Fan fests are a great way to experience the World Cup outside of the stadiums. These festivals are held across host cities on match days, with giant screens showing the games live. Fan-fest venues are typically located in the more touristy parts of a city, like a central square or a park. During the 2014 Fifa World Cup in Brazil, I saw several matches at the fan fest at the Copacabana Beach in Rio de Janeiro—an incredible mix of sea, sun and football!
Not only do you get to watch the match with thousands of other fans, but also you can enjoy live music, buy souvenirs from Fifa sponsors and partners and, if you are lucky, you may even catch star footballers and celebrities at these fests.
Event-specific apps will start coming out closer to the event date.
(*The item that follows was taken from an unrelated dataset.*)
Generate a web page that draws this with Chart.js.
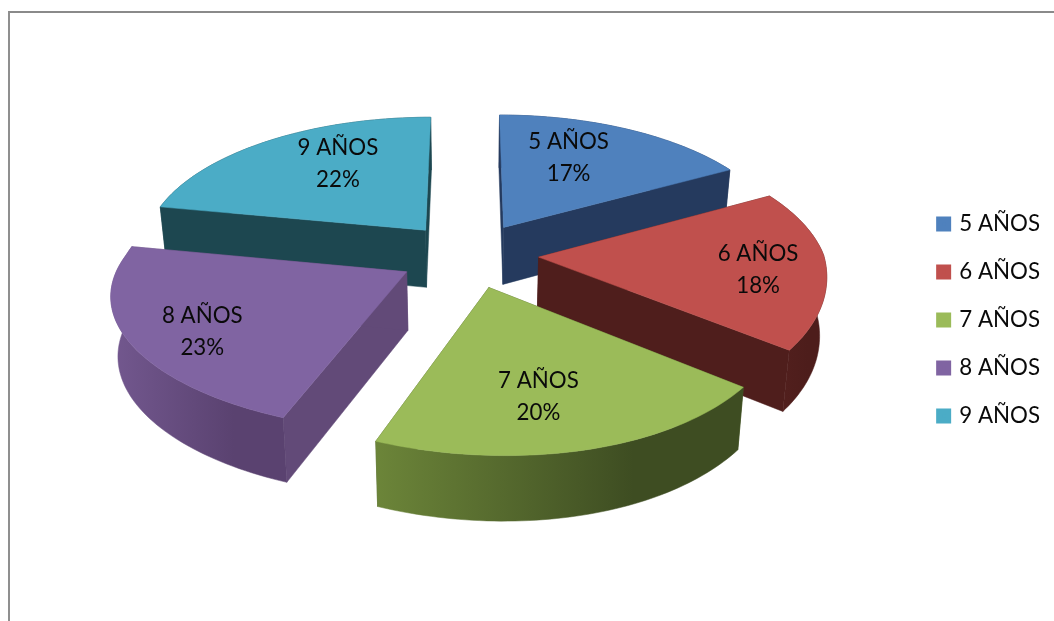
<!DOCTYPE html>
<html>
<head>
<meta charset="utf-8">
<style>
  html, body { margin: 0; padding: 0; background: #fff; overflow: hidden; }
  #frame { position: absolute; left: 8px; top: 11px; width: 1046px; height: 610px;
           border-left: 2px solid #8f8f8f; border-top: 2px solid #8a8a8a; box-sizing: border-box; }
  #wrap { position: absolute; left: 0; top: 0; width: 1054px; height: 621px; }
</style>
</head>
<body>
<div id="frame"></div>
<div id="wrap"><canvas id="pie"></canvas></div>
<script src="https://cdn.jsdelivr.net/npm/chart.js@4"></script>
<script>
// ─── Data ────────────────────────────────────────────
const LABELS = ['5 AÑOS', '6 AÑOS', '7 AÑOS', '8 AÑOS', '9 AÑOS'];
const VALUES = [17, 18, 20, 23, 22];

// ─── Colours ─────────────────────────────────────────
const TOP_COLORS  = ['#4F81BD', '#C0504D', '#9BBB59', '#8064A2', '#4BACC6'];
const WALL_COLORS = ['#253A5E', '#4F1E1C', '#4A5E28', '#624A78', '#1D4750'];
const RIM_LEFT    = ['#253A5E', '#55211F', '#6C8539', '#73588F', '#1D4750'];
const RIM_RIGHT   = ['#253A5E', '#4D1D1B', '#3E4D22', '#5A4270', '#1D4750'];

// ─── Fake 3D view, the library only lays out the flat pie ─────
const VIEW = { cx: 469, cy: 255, rx: 285, ry: 134.5, depth: 58, persp: 0.135, shrink: 0.02, shearX: -10, shearY: 10 };
// how far out the two line label sits on its slice, and a small nudge
const LABEL_POS = [[0.6, -12, -8], [0.72, 13, 6], [0.66, -11, 8], [0.72, -8, 10], [0.6, 10, -11]];
const FONT = 'Lato, Carlito, sans-serif';

function project(u, v, z) {
  const s = 1 / (1 - VIEW.persp * v);
  const k = 1 - VIEW.shrink * z;
  const front = Math.max(v, 0);   // the picture only skews on the near half
  return [VIEW.cx + (VIEW.rx * u + VIEW.shearX * front) * s * k,
          VIEW.cy + (VIEW.ry * v + VIEW.shearY * u * front) * s * k + VIEW.depth * s * z];
}

function slicePoint(el, angle, r) {
  const mid = (el.startAngle + el.endAngle) / 2;
  const off = el.options.offset / el.outerRadius;
  return [Math.cos(mid) * off + Math.cos(angle) * r, Math.sin(mid) * off + Math.sin(angle) * r];
}

function poly(ctx, pts, fill) {
  ctx.beginPath();
  pts.forEach((p, i) => i ? ctx.lineTo(p[0], p[1]) : ctx.moveTo(p[0], p[1]));
  ctx.closePath();
  ctx.fillStyle = fill;
  ctx.fill();
  ctx.strokeStyle = fill;   // hides hairlines on the polygon edges
  ctx.lineWidth = 0.5;
  ctx.stroke();
}

const pie3d = {
  id: 'pie3d',
  beforeDatasetDraw(chart, args) {
    const ctx = chart.ctx;
    const arcs = chart.getDatasetMeta(args.index).data;
    const depthOf = el => Math.sin((el.startAngle + el.endAngle) / 2);
    const order = arcs.map((el, i) => ({ el, i })).sort((a, b) => depthOf(a.el) - depthOf(b.el));

    const rim = (el, z) => {
      const pts = [];
      for (let n = 0; n <= 60; n++) {
        const a = el.startAngle + (el.endAngle - el.startAngle) * n / 60;
        const m = slicePoint(el, a, 1);
        pts.push(project(m[0], m[1], z));
      }
      return pts;
    };

    // walls first, from back to front
    order.forEach(({ el, i }) => {
      const c = slicePoint(el, 0, 0);
      [el.startAngle, el.endAngle].forEach(a => {
        const m = slicePoint(el, a, 1);
        poly(ctx, [project(c[0], c[1], 0), project(m[0], m[1], 0),
                   project(m[0], m[1], 1), project(c[0], c[1], 1)], WALL_COLORS[i]);
      });
      const top = rim(el, 0), bottom = rim(el, 1);
      const xs = top.concat(bottom).map(p => p[0]);
      const g = ctx.createLinearGradient(Math.min(...xs), 0, Math.max(...xs), 0);
      g.addColorStop(0, RIM_LEFT[i]);
      g.addColorStop(0.7, RIM_RIGHT[i]);
      g.addColorStop(1, RIM_RIGHT[i]);
      poly(ctx, top.concat(bottom.reverse()), g);
    });

    // then the top faces
    order.forEach(({ el, i }) => {
      const c = slicePoint(el, 0, 0);
      poly(ctx, [project(c[0], c[1], 0)].concat(rim(el, 0)), TOP_COLORS[i]);
    });

    // labels
    const total = VALUES.reduce((s, v) => s + v, 0);
    ctx.fillStyle = '#0a0a0a';
    ctx.font = '22.3px ' + FONT;
    ctx.textAlign = 'center';
    ctx.textBaseline = 'middle';
    arcs.forEach((el, i) => {
      const mid = (el.startAngle + el.endAngle) / 2;
      const [r, dx, dy] = LABEL_POS[i];
      const m = slicePoint(el, mid, r);
      const p = project(m[0], m[1], 0);
      ctx.fillText(LABELS[i], p[0] + dx, p[1] + dy - 16);
      ctx.fillText(Math.round(VALUES[i] / total * 100) + '%', p[0] + dx, p[1] + dy + 16);
    });
    return false;
  },
};

new Chart(document.getElementById('pie'), {
  type: 'pie',
  data: {
    labels: LABELS,
    // the border only shows on the legend swatches, the slices are painted by pie3d
    datasets: [{ data: VALUES, backgroundColor: TOP_COLORS, borderColor: TOP_COLORS, borderWidth: 6, offset: 65 }],
  },
  options: {
    responsive: true, maintainAspectRatio: false, animation: false,
    layout: { padding: { top: 19, right: 4 } },
    plugins: {
      tooltip: { enabled: false },
      legend: {
        position: 'right',
        labels: { color: '#0a0a0a', font: { size: 22.3, family: FONT }, boxWidth: 9, boxHeight: 9, padding: 25.7 },
      },
    },
  },
  plugins: [pie3d],
});
</script>
</body>
</html>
At this point you can consider the following:
Official FIFA app:
■ Gives comprehensive, real-time coverage of each game, updates from Fifa’s live blog, team and player profiles, and more.
■ During the 2014 Fifa World Cup, the app allowed users to vote for the Man of the Match for each game.
The ESPN app:
■ Gives fast access to scores, highlights, breaking news and more.
The Welcome 2018 app:
■ This is the app for the official 2018 Fifa World Cup tourist website, Welcome2018.com.
■ The app provides the latest news about the event, including updates about the preparations.
■ It also acts as a guide-cum-planner for your trip with itineraries for host cities, information on event tickets, local travel, etc.
A list of the host cities and their top attractions
■Kaliningrad is situated along the Baltic Sea, between Poland and Lithuania. Visit the Königsberg Cathedral (with philosopher Immanuel Kant’s tomb) and the 98km-long sand-dune Curonian Spit, which separates the Curonian lagoon from the coast.
■ Kazan, the capital of Tatarstan, is often described as the “sports capital of Russia” because of the many sporting events it has hosted. Major attractions include the Kazan Kremlin and the Suyumbike Tower.
■ Russia’s magnificent capital, Moscow, is full of sightseeing choices, including highlights like the Red Square, St Basil’s Cathedral, the Kremlin, and the Bolshoi Theatre.
■ Known as Gorky till 1990, Nizhny Novgorod is the administrative centre of the Volga federal district. With more than 600 architectural monuments, it is on Unesco’s list of top 100 cities that are of immense historical and cultural value.
■ Rostov-on-Don, the largest city in southern Russia, is known as the “Gate of the Caucasus”.
■ Founded by tsar Peter the Great in the early 18th century, St Petersburg is a Unesco World Heritage site, with attractions like the Hermitage and Peterhof museums, Winter Palace, Peter and Paul Fortress, and the Church of the Savior on Spilled Blood.
■ Samara is the sixth largest city in Russia, known for the Samara Embankment, Stalin’s Bunker, and Kubychev Square.
■ Located in the Volga basin at the confluence of the Saranka and Insar rivers, Saransk is the capital of Mordovia. Its attractions include the Cathedral of Saint Righteous Warrior Feodor Ushakov and the Mordovian Republican Fine Arts Museum SD Erzia.
■ The Black Sea resort city of Sochi hosted the 2014 Winter Olympics. Visit the Sochi Arboretum, Riviera Park, Akhun massif, and Agura River waterfalls.
■ Volgograd, formerly the city of Stalingrad, built in the 16th century, became famous for its resistance during the Battle of Stalingrad in World War II. See The Motherland Calls sculpture and the Mamayev Kurgan hill monuments.
■ Yekaterinburg is located on the border of Europe and Asia. Founded in the 18th century, it’s named after the wife of tsar Peter the Great. Major attractions include the Church on the Blood, Yekaterinburg State Academic Opera and Ballet Theatre, and Iset River Dam.